#### [Task description]
Write out, word for word, every line from the first one through the line that holds "const beamResolution = [200, 75, 28];", and nothing else; skip the pictures.

(Charts and diagrams as code)
#####

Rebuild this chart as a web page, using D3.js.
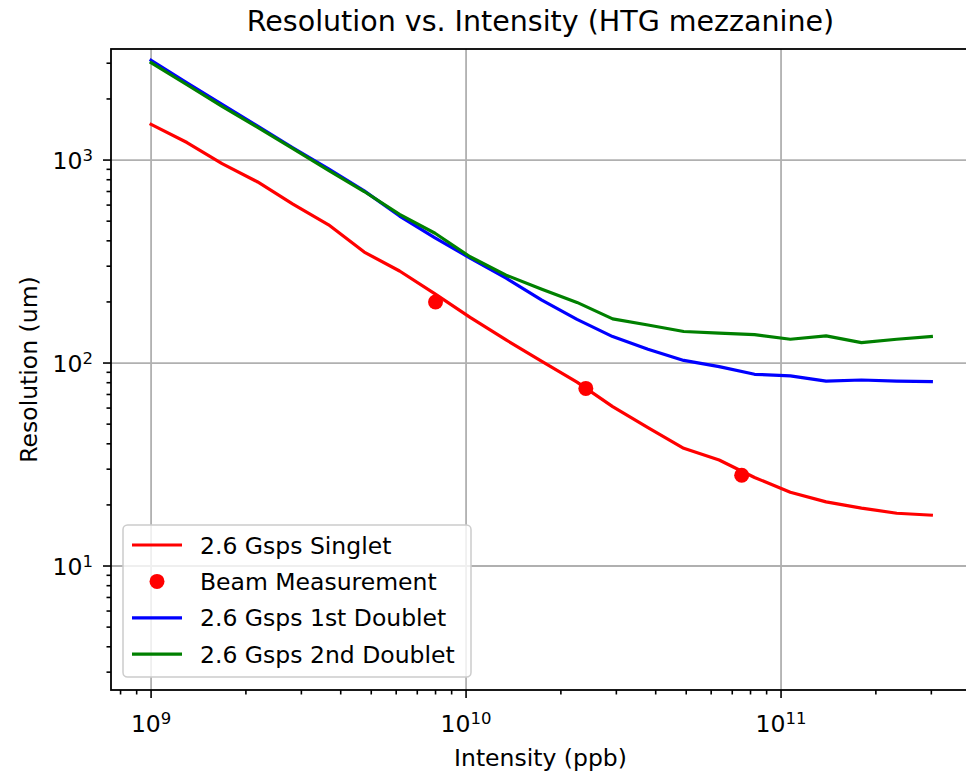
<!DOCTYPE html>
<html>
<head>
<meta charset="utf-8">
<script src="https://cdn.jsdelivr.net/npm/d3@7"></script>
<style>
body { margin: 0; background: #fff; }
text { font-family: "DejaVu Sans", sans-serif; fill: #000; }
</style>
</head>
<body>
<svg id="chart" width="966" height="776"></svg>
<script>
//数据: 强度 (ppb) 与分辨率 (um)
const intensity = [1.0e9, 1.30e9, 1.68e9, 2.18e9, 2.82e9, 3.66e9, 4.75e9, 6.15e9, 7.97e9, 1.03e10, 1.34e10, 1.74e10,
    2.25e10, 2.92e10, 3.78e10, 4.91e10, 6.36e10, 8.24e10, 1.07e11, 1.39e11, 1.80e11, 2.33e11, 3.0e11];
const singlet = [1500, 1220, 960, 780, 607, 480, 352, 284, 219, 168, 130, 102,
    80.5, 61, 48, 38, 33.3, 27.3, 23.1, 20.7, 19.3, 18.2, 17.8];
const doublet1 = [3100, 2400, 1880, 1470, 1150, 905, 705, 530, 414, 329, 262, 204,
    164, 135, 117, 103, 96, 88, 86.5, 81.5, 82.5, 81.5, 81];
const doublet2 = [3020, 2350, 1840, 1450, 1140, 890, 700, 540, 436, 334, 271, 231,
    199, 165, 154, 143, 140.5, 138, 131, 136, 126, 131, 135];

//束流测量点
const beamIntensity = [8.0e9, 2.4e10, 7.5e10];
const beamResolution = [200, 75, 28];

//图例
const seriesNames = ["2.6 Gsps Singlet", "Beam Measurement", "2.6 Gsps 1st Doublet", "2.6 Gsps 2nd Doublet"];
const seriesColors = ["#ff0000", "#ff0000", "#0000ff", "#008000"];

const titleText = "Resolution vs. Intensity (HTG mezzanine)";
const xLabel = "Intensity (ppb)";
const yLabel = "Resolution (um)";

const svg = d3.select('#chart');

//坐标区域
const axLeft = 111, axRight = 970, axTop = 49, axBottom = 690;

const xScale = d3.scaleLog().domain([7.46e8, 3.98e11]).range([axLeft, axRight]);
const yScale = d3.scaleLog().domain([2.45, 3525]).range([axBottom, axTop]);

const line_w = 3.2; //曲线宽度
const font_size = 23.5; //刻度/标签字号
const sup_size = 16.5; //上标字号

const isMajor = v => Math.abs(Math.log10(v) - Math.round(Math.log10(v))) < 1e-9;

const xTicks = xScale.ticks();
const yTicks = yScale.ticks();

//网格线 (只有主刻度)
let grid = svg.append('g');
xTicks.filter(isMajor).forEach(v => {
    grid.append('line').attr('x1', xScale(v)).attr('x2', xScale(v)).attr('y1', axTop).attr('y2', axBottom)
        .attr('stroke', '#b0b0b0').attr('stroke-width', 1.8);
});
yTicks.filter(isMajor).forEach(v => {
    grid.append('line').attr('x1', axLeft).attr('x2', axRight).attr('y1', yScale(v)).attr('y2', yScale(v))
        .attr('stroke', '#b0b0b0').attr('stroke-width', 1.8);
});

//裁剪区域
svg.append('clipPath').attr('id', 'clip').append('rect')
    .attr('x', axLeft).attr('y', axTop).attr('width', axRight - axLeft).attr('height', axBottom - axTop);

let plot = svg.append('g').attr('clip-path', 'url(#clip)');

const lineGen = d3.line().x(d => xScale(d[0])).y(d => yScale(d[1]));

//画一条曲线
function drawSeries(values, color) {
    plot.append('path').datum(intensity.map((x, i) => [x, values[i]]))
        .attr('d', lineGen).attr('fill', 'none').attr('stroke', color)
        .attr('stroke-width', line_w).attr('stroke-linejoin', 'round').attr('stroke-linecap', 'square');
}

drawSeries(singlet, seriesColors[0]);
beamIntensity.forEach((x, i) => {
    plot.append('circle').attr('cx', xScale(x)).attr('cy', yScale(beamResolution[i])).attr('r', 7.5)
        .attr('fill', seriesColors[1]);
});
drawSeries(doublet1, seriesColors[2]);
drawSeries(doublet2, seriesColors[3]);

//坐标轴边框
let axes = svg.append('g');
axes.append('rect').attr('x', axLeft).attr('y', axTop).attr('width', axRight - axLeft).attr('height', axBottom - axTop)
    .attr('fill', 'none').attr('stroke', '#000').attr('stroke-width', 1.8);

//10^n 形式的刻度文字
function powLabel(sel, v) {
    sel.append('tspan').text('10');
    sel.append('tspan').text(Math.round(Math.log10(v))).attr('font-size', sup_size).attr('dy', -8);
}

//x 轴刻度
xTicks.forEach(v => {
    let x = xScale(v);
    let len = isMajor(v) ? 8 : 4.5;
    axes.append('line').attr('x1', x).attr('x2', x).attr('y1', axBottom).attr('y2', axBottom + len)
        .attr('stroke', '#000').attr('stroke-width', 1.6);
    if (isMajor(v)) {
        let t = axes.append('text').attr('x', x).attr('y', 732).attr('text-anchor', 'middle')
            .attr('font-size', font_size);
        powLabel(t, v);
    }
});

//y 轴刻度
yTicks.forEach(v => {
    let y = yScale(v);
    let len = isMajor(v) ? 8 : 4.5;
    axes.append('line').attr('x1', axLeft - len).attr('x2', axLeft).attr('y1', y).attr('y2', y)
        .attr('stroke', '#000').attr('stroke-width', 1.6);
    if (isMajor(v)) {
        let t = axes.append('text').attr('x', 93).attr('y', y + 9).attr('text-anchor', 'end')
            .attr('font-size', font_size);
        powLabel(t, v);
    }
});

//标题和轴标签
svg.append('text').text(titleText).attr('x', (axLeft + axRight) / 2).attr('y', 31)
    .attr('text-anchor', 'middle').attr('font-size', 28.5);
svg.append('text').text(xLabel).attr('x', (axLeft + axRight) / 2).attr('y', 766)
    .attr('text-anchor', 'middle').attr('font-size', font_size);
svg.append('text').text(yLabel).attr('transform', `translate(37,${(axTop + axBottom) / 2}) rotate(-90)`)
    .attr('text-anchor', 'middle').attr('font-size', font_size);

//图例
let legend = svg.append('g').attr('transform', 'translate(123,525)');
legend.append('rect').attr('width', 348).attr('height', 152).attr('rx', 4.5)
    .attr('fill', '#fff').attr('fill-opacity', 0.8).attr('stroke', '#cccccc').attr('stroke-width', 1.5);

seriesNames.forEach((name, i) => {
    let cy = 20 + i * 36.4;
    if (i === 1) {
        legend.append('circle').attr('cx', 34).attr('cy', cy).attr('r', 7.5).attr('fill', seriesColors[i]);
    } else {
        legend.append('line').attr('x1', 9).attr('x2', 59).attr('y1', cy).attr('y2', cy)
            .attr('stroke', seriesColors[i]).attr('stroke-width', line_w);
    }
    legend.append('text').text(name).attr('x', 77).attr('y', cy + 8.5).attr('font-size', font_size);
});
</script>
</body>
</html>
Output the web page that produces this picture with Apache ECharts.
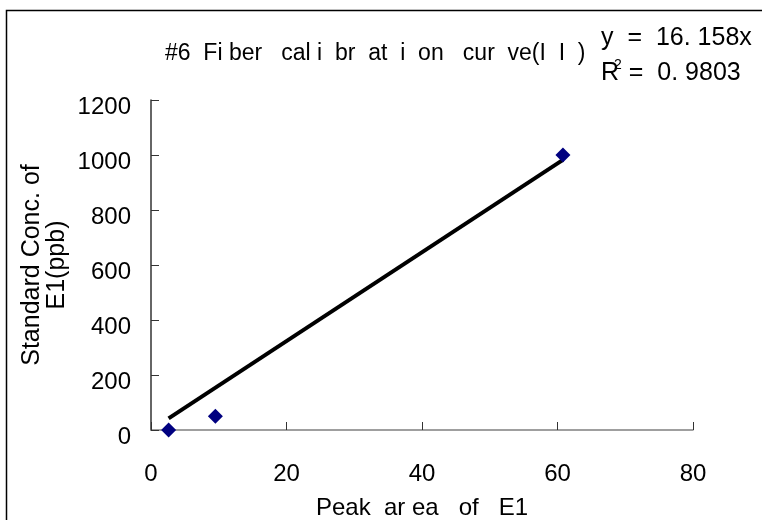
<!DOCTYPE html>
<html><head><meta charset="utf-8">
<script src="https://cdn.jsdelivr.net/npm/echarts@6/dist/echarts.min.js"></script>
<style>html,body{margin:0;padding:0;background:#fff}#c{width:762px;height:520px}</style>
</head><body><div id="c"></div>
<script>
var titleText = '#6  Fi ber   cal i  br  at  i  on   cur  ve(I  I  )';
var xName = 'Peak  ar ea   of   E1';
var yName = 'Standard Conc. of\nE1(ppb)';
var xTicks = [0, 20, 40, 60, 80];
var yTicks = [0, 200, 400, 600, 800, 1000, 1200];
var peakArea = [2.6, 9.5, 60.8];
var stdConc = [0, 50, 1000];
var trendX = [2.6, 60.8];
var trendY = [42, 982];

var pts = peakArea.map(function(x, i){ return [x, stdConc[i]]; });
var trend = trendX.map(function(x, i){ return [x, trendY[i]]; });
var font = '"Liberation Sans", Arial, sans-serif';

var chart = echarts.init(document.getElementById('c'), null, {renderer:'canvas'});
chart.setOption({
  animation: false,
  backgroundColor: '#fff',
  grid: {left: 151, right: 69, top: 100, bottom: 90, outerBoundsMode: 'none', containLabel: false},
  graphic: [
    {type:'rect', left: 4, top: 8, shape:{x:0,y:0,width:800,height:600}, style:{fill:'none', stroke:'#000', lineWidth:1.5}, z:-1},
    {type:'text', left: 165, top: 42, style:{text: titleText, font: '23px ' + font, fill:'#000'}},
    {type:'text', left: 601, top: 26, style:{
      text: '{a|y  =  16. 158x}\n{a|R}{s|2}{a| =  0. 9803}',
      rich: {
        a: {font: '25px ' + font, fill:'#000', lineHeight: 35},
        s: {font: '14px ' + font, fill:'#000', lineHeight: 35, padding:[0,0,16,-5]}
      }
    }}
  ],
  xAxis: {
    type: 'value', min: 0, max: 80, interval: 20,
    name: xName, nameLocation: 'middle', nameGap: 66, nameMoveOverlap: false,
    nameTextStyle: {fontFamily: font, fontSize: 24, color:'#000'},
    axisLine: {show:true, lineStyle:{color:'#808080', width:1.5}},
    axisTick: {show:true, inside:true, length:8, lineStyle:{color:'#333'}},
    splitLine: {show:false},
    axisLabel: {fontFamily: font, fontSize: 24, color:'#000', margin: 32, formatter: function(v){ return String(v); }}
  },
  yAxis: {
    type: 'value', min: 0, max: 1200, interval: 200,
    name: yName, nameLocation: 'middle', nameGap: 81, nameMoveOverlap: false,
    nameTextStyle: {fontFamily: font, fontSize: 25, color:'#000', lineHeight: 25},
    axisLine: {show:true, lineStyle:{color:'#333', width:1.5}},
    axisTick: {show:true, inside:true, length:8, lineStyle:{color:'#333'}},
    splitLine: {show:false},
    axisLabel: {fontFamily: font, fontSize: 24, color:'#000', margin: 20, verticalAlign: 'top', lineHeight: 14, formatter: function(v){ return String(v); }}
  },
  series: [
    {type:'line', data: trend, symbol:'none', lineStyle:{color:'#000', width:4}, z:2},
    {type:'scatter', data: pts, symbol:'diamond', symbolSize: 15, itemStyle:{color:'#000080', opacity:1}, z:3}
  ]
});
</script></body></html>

#####

#### [Final answer]
Rebuild this chart as a web page, using D3.js.
<!DOCTYPE html>
<html>
<head>
<meta charset="utf-8">
<script src="https://cdn.jsdelivr.net/npm/d3@7"></script>
<style>
body { margin: 0; background: #fff; }
text { font-family: "DejaVu Sans", sans-serif; fill: #000; }
</style>
</head>
<body>
<svg id="chart" width="966" height="776"></svg>
<script>
//数据: 强度 (ppb) 与分辨率 (um)
const intensity = [1.0e9, 1.30e9, 1.68e9, 2.18e9, 2.82e9, 3.66e9, 4.75e9, 6.15e9, 7.97e9, 1.03e10, 1.34e10, 1.74e10,
    2.25e10, 2.92e10, 3.78e10, 4.91e10, 6.36e10, 8.24e10, 1.07e11, 1.39e11, 1.80e11, 2.33e11, 3.0e11];
const singlet = [1500, 1220, 960, 780, 607, 480, 352, 284, 219, 168, 130, 102,
    80.5, 61, 48, 38, 33.3, 27.3, 23.1, 20.7, 19.3, 18.2, 17.8];
const doublet1 = [3100, 2400, 1880, 1470, 1150, 905, 705, 530, 414, 329, 262, 204,
    164, 135, 117, 103, 96, 88, 86.5, 81.5, 82.5, 81.5, 81];
const doublet2 = [3020, 2350, 1840, 1450, 1140, 890, 700, 540, 436, 334, 271, 231,
    199, 165, 154, 143, 140.5, 138, 131, 136, 126, 131, 135];

//束流测量点
const beamIntensity = [8.0e9, 2.4e10, 7.5e10];
const beamResolution = [200, 75, 28];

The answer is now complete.